Since the NHS began in 1948, full-time consultants have been entitled to increase their earnings by up to 10% by taking on private practice.

Those on "maximum part-time" contracts gave up one eleventh of their salaries in return for the freedom to earn as much as they like privately, as long as they fulfilled their NHS commitments. About 70% work on whole-time contracts, the remainder as maximum part timers.

The report said hospital trusts did not enforce the 10% rule for whole-timers and did not collect enough information to keep track of the hours worked within the NHS by maximum part-timers.

David Hinchliffe, the committee's Labour chairman, said: "There would be problems in stopping consultants from working in the NHS and in private sectors, but I think there are generational differences. Medical students and junior doctors I have talked to agree that it is an unfair situation. I think the government has to take a long-term view. What we need to do is write into junior doctors' contracts that they can only work for the NHS, and give them incentives to sign those contracts."

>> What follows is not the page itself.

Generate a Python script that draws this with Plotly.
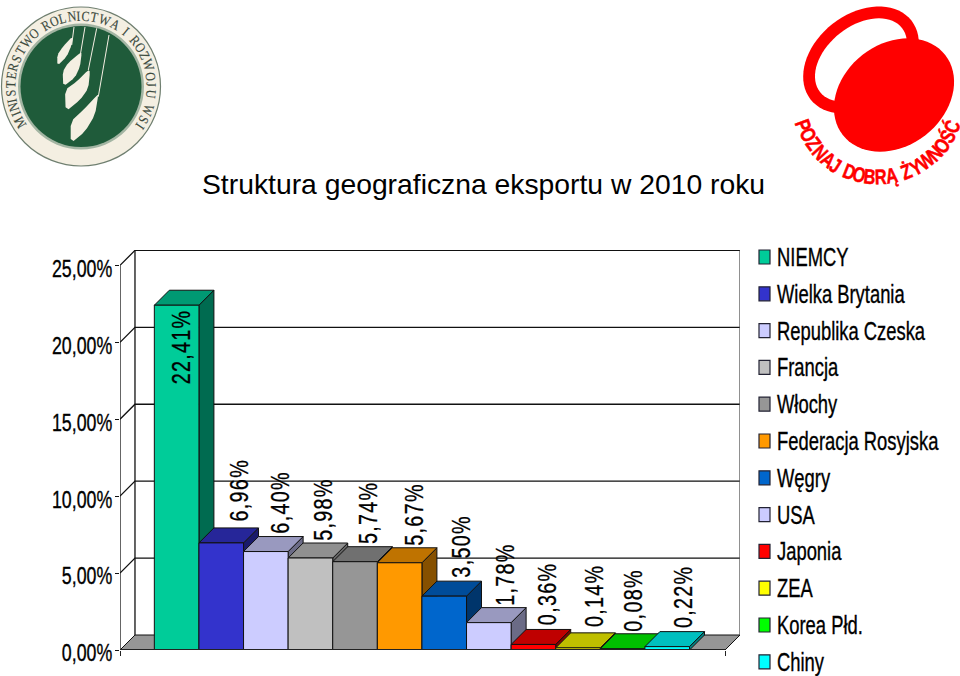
import json
import numpy as np
import plotly.graph_objects as go

# ---------- data ----------
categories = ["NIEMCY", "Wielka Brytania", "Republika Czeska", "Francja", "Włochy",
              "Federacja Rosyjska", "Węgry", "USA", "Japonia", "ZEA", "Korea Płd.", "Chiny"]
values = [22.41, 6.96, 6.40, 5.98, 5.74, 5.67, 3.50, 1.78, 0.36, 0.14, 0.08, 0.22]
value_labels = ["22,41%", "6,96%", "6,40%", "5,98%", "5,74%", "5,67%",
                "3,50%", "1,78%", "0,36%", "0,14%", "0,08%", "0,22%"]
tick_values = [0, 5, 10, 15, 20, 25]
tick_labels = ["0,00%", "5,00%", "10,00%", "15,00%", "20,00%", "25,00%"]
title_text = "Struktura geograficzna eksportu w 2010 roku"

# ---------- styles ----------
front_colors = ["#00CC99", "#3333CC", "#CCCCFF", "#C0C0C0", "#969696", "#FF9900",
                "#0066CC", "#CCCCFF", "#FF0000", "#FFFF00", "#00FF00", "#00FFFF"]
top_colors = ["#009973", "#262699", "#9999BF", "#909090", "#707070", "#BF7300",
              "#004C99", "#9999BF", "#BF0000", "#BFBF00", "#00BF00", "#00BFBF"]
side_colors = ["#006B50", "#1A1A6B", "#6B6B86", "#656565", "#4E4E4E", "#865000",
               "#00356B", "#6B6B86", "#860000", "#868600", "#008600", "#008686"]
label_dx = [4, 18, 14, 12, 13, 15, 16, 16, 14, 16, 11, 16]
label_dy = [-85, 16, 13, 12, 12, 12, 13, 12, 14, 15, 12, 13]

FONT = "Liberation Sans, Arial, sans-serif"
X_MIN, X_FRONT, DX, DY, Y_MAX = -1.27, 12.296, 0.336, 0.975, 26.0
L, R, T, B = 120, 740, 250, 650


def px(x, y):
    return (x - L) / (R - L), (B - y) / (B - T)


def path(points, close=True):
    s = ""
    for i, (a, b) in enumerate(points):
        u, v = px(a, b)
        s += ("M" if i == 0 else "L") + f"{u:.5f},{v:.5f}"
    return s + ("Z" if close else "")


def ellipse(cx, cy, a, b, rot):
    t = np.linspace(0, 2 * np.pi, 72, endpoint=False)
    r = np.radians(rot)
    xs = cx + a * np.cos(t) * np.cos(r) - b * np.sin(t) * np.sin(r)
    ys = cy + a * np.cos(t) * np.sin(r) + b * np.sin(t) * np.cos(r)
    return list(zip(xs, ys))


def smooth(points):
    out = []
    n = len(points)
    for i in range(n):
        p, q = points[i], points[(i + 1) % n]
        out.append((0.8 * p[0] + 0.2 * q[0], 0.8 * p[1] + 0.2 * q[1]))
        out.append((0.2 * p[0] + 0.8 * q[0], 0.2 * p[1] + 0.8 * q[1]))
    return out


def arc_angles(text, start, end, weights, blank):
    w = [blank if c == " " else weights.get(c, 1.0) for c in text]
    edges = np.cumsum([0] + w)
    centres = (edges[:-1] + edges[1:]) / 2
    return start + (centres - centres[0]) / (centres[-1] - centres[0]) * (end - start)


fig = go.Figure()
WALL = dict(color="#111111", width=1.3)


def line_trace(xs, ys, line=WALL, xaxis="x", yaxis="y"):
    fig.add_trace(go.Scatter(x=xs, y=ys, mode="lines", line=line, hoverinfo="skip",
                             showlegend=False, cliponaxis=False, xaxis=xaxis, yaxis=yaxis))


def face(xs, ys, fill, lw=1):
    fig.add_trace(go.Scatter(x=xs, y=ys, mode="lines", fill="toself", fillcolor=fill,
                             line=dict(color="#111111", width=lw), hoverinfo="skip",
                             showlegend=False, cliponaxis=False))


# floor
face([X_MIN, X_MIN + DX, X_FRONT + DX, X_FRONT], [0, DY, DY, 0], "#969696")
# grid on back and left walls
gx, gy = [], []
for v in tick_values[1:]:
    gx += [X_MIN, X_MIN + DX, X_FRONT + DX, None]
    gy += [v, v + DY, v + DY, None]
line_trace(gx, gy)
line_trace([X_MIN + DX, X_MIN + DX], [DY, 25 + DY])
line_trace([X_FRONT + DX, X_FRONT + DX], [DY, 25 + DY], dict(color="#555555", width=1.3))
line_trace([X_MIN, X_MIN], [0, 25])

# side and top faces, left to right
for i, v in enumerate(values):
    a, b = i - 0.5, i + 0.5
    face([b, b + DX, b + DX, b, b], [0, DY, v + DY, v, 0], side_colors[i])
    face([a, a + DX, b + DX, b, a], [v, v + DY, v + DY, v, v], top_colors[i])

# front faces
fig.add_trace(go.Bar(x=list(range(len(values))), y=values, width=1, xaxis="x2", yaxis="y2",
                     marker=dict(color=front_colors, line=dict(color="#111111", width=1)),
                     hovertext=categories, showlegend=False))
line_trace([X_MIN, X_FRONT], [0, 0], dict(color="#222222", width=2), "x2", "y2")

# ---------- annotations ----------
ann = []
for i, v in enumerate(values):
    ann.append(dict(x=i, y=v, xref="x2", yref="y2", text=value_labels[i], showarrow=False,
                    textangle=-90, xanchor="center", yanchor="bottom",
                    xshift=label_dx[i], yshift=label_dy[i], borderpad=0,
                    font=dict(family=FONT, size=25, color="black")))

shapes = []
ROW0, PITCH = 257, 36.8
for i, c in enumerate(categories):
    yc = ROW0 + i * PITCH
    u, v = px(775.5, yc)
    ann.append(dict(x=u, y=v, xref="paper", yref="paper", text=c, showarrow=False,
                    xanchor="left", yanchor="middle", align="left", borderpad=0,
                    font=dict(family=FONT, size=25, color="black")))
    u0, v0 = px(759, yc - 7)
    u1, v1 = px(770, yc + 7)
    shapes.append(dict(type="rect", xref="paper", yref="paper", x0=u0, x1=u1, y0=v0, y1=v1,
                       fillcolor=front_colors[i], line=dict(color="#222233", width=1.2)))


def circle(cx, cy, r, fill, line=None):
    u0, v0 = px(cx - r, cy + r)
    u1, v1 = px(cx + r, cy - r)
    shapes.append(dict(type="circle", xref="paper", yref="paper", x0=u0, x1=u1, y0=v0, y1=v1,
                       fillcolor=fill, line=line or dict(width=0)))


def poly(points, fill):
    shapes.append(dict(type="path", xref="paper", yref="paper", path=path(points),
                       fillcolor=fill, line=dict(width=0)))


# left logo
CREAM = "#F4EFE2"
circle(81, 86.5, 79.5, CREAM, dict(color="#6F7F70", width=1.2))
circle(81, 86.5, 63, "#A3B5A3")
circle(81, 86.5, 60.5, "#1F5B3A")
lobes = [
    [(72.7, 36), (63, 46.7), (57.3, 55), (57.3, 65.7), (66.7, 56.7), (71.7, 45)],
    [(80, 53), (68, 63), (62.7, 71.7), (63.3, 86.7), (75, 77.3), (80, 66.7), (81.7, 53)],
    [(88.3, 70), (76.7, 81.7), (65, 90), (65.7, 111.7), (80, 100), (88.3, 88.3), (90, 71.7)],
    [(97.3, 95), (83.3, 110), (70.7, 121.7), (70.7, 143.3), (85, 131.7), (95, 115), (98.3, 95)],
]
for lobe in lobes:
    poly(smooth(lobe), CREAM)
for p0, p1 in [((74, 27), (71.7, 45)), ((85, 27), (80, 56.7)),
               ((96.7, 28.3), (88.3, 70)), ((109, 35), (98.3, 96.7))]:
    shapes.append(dict(type="path", xref="paper", yref="paper", path=path([p0, p1], False),
                       line=dict(color=CREAM, width=1)))

ring_text = "MINISTERSTWO ROLNICTWA I ROZWOJU WSI"
for ch, th in zip(ring_text, arc_angles(ring_text, -120, 124, {"W": 1.4, "M": 1.3, "I": 0.6}, 0.6)):
    if ch == " ":
        continue
    r = np.radians(th)
    u, v = px(81 + 70.5 * np.sin(r), 86.5 - 70.5 * np.cos(r))
    ann.append(dict(x=u, y=v, xref="paper", yref="paper", text=ch, showarrow=False,
                    xanchor="center", yanchor="middle",
                    textangle=float(th), borderpad=0,
                    font=dict(family="Liberation Serif, serif", size=14, color="#3C4A3E")))

# right logo
RED = "#FF0000"
poly(ellipse(861, 60, 64, 46, -38), RED)
poly(ellipse(861, 60, 52, 34, -38), "white")
poly(ellipse(894, 95, 65, 51, -38), RED)

logo_text = "POZNAJ DOBRĄ ŻYWNOŚĆ"
for ch, th in zip(logo_text, arc_angles(logo_text, -70, 69, {"I": 0.6, "J": 0.8, "W": 1.2}, 0.45)):
    if ch == " ":
        continue
    r = np.radians(th)
    u, v = px(878 + 79 * np.sin(r), 98 + 79 * np.cos(r))
    ann.append(dict(x=u, y=v, xref="paper", yref="paper", text=ch, showarrow=False,
                    xanchor="center", yanchor="middle",
                    textangle=float(-th), borderpad=0,
                    font=dict(family=FONT, size=21, color=RED, weight="bold")))

# title
u, v = px(483, 184)
ann.append(dict(x=u, y=v, xref="paper", yref="paper", text=title_text, showarrow=False,
                xanchor="center", yanchor="middle", borderpad=0,
                font=dict(family=FONT, size=28.3, color="black")))

fig.update_layout(
    width=960, height=676, autosize=False, showlegend=False,
    margin=dict(l=L, r=960 - R, t=T, b=676 - B, autoexpand=False),
    paper_bgcolor="white", plot_bgcolor="white", barmode="overlay",
    xaxis=dict(range=[X_MIN, X_FRONT + DX], showgrid=False, zeroline=False, showline=False,
               tickmode="array", tickvals=[X_MIN, X_FRONT], ticks="outside", ticklen=5,
               tickcolor="#222222", tickwidth=1.2, showticklabels=False),
    yaxis=dict(range=[0, Y_MAX], showgrid=False, zeroline=False, showline=False,
               tickmode="array", tickvals=tick_values, ticktext=tick_labels,
               ticks="outside", ticklen=4, tickcolor="#111111", tickwidth=1.2,
               ticklabelshift=3, ticklabelstandoff=-2,
               tickfont=dict(family=FONT, size=24, color="black")),
    xaxis2=dict(range=[X_MIN, X_FRONT + DX], overlaying="x", visible=False, anchor="y2"),
    yaxis2=dict(range=[0, Y_MAX], overlaying="y", visible=False, anchor="x2"),
    annotations=ann, shapes=shapes,
)

# The reference's lettering is condensed; no narrow face is installed, so the real text
# elements are squeezed horizontally in the browser.
squeeze = {t: [0.74, 0, 0.35] for t in tick_labels}
squeeze.update({t: [0.88, 1.6, 0.3] for t in value_labels})
squeeze.update({t: [0.735, 0, 0.35] for t in categories})
post = """
document.body.style.margin='0';
document.documentElement.style.overflow='hidden';
(function(){
  var gd=document.getElementById('{plot_id}');
  var map=%s;
  function run(){
    gd.querySelectorAll('.ytick text, .annotation-text').forEach(function(el){
      if(el.getAttribute('data-sq')) return;
      var t=el.textContent, s=map[t];
      if(!s && t.length==1){
        s=String(el.style.fill).indexOf('255, 0, 0')>=0 ? [0.78,0,0.5] : [0.85,0,0.15];
      }
      if(!s) return;
      var n=el.getComputedTextLength();
      if(!n) return;
      if(s[1]) el.setAttribute('letter-spacing',s[1]);
      el.setAttribute('textLength',(n*s[0]).toFixed(2));
      el.setAttribute('lengthAdjust','spacingAndGlyphs');
      el.style.stroke=el.style.fill;
      el.style.strokeWidth=s[2]+'px';
      el.setAttribute('data-sq','1');
    });
  }
  run(); setTimeout(run,100); setTimeout(run,500);
})();
""" % json.dumps(squeeze, ensure_ascii=False)

fig.write_html("out.html", post_script=post, config={"displayModeBar": False})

Peter Hawker, chairman of the British Medical Association's consultants committee, said: "Given the shortage of consultants and the long-term investment required to increase their numbers, we think it is unrealistic, even as a long-term objective, to oblige consultants to choose between a wholly NHS or wholly private sector career.

"We believe it is right for patients to have choice, and that it is entirely possible to have the two sectors working alongside each other."